DOI:10.1306/10290707066
Fault zone deformation controlled by carbonate mechanical stratigraphy, Balcones fault system, Texas
David A. Ferrill,1 Alan P. Morris2
1Geosciences and Engineering Division, Department of Earth, Material, and Planetary Sciences, Southwest Research Institute, 6220 Culebra Road, San Antonio, Texas 78238; [email protected]

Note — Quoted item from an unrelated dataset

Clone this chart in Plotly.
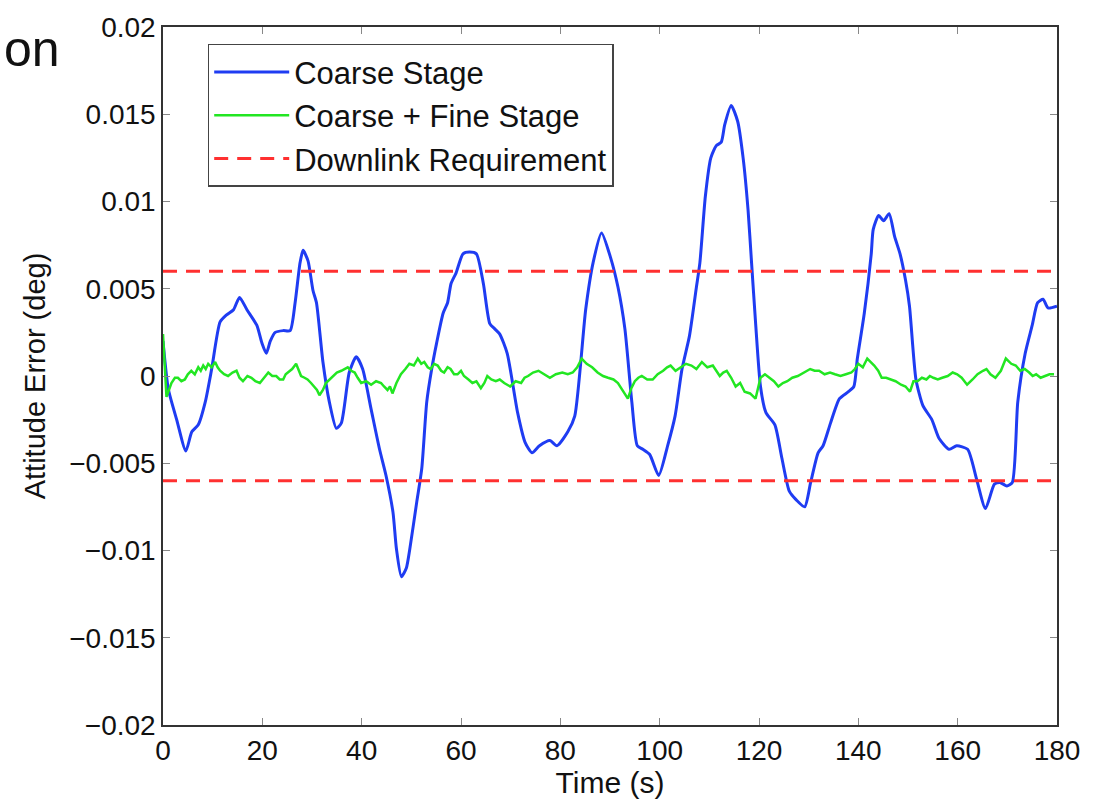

2Geosciences and Engineering Division, Department of Earth, Material, and Planetary Sciences, Southwest Research Institute, 6220 Culebra Road, San Antonio, Texas 78238; [email protected]
ABSTRACT
Normal faults in Cretaceous carbonates in the Balcones fault system provide important analogs for fault zone architecture and deformation in carbonate reservoirs worldwide. Mechanical layering is a fundamental control on carbonate fault zones. Relatively planar faults with low-displacement gradients develop in massive, strong, clay-poor limestones and dolomites. In less competent clay-rich strata, shale beds impede fault propagation, resulting in fault-related folding, and locally steep bedding dips. Faults in clay-poor massive limestones and dolomites tend to be steep (70 or more), whereas weaker, clay-rich limestones develop faults with shallower dips (60 or less). Fault zone rocks show evidence of cataclasis, cementation, deformation of cement by mechanical twinning and pressure solution, and multiple generations of cement with differing degrees of deformation, indicating contemporaneous cementation and fault slip. In stratigraphic sequences consisting of both competent and incompetent strata, the ratio of incompetent to competent strata by thickness is a useful guide for inferring the relative rates of fault displacement and propagation. Low displacement-to-propagation ratios associated with competent strata generate low-displacement gradients, inhibiting fault-related folding. Conversely, high displacement-to-propagation ratios associated with incompetent strata promote high-displacement gradients and fault-related folding.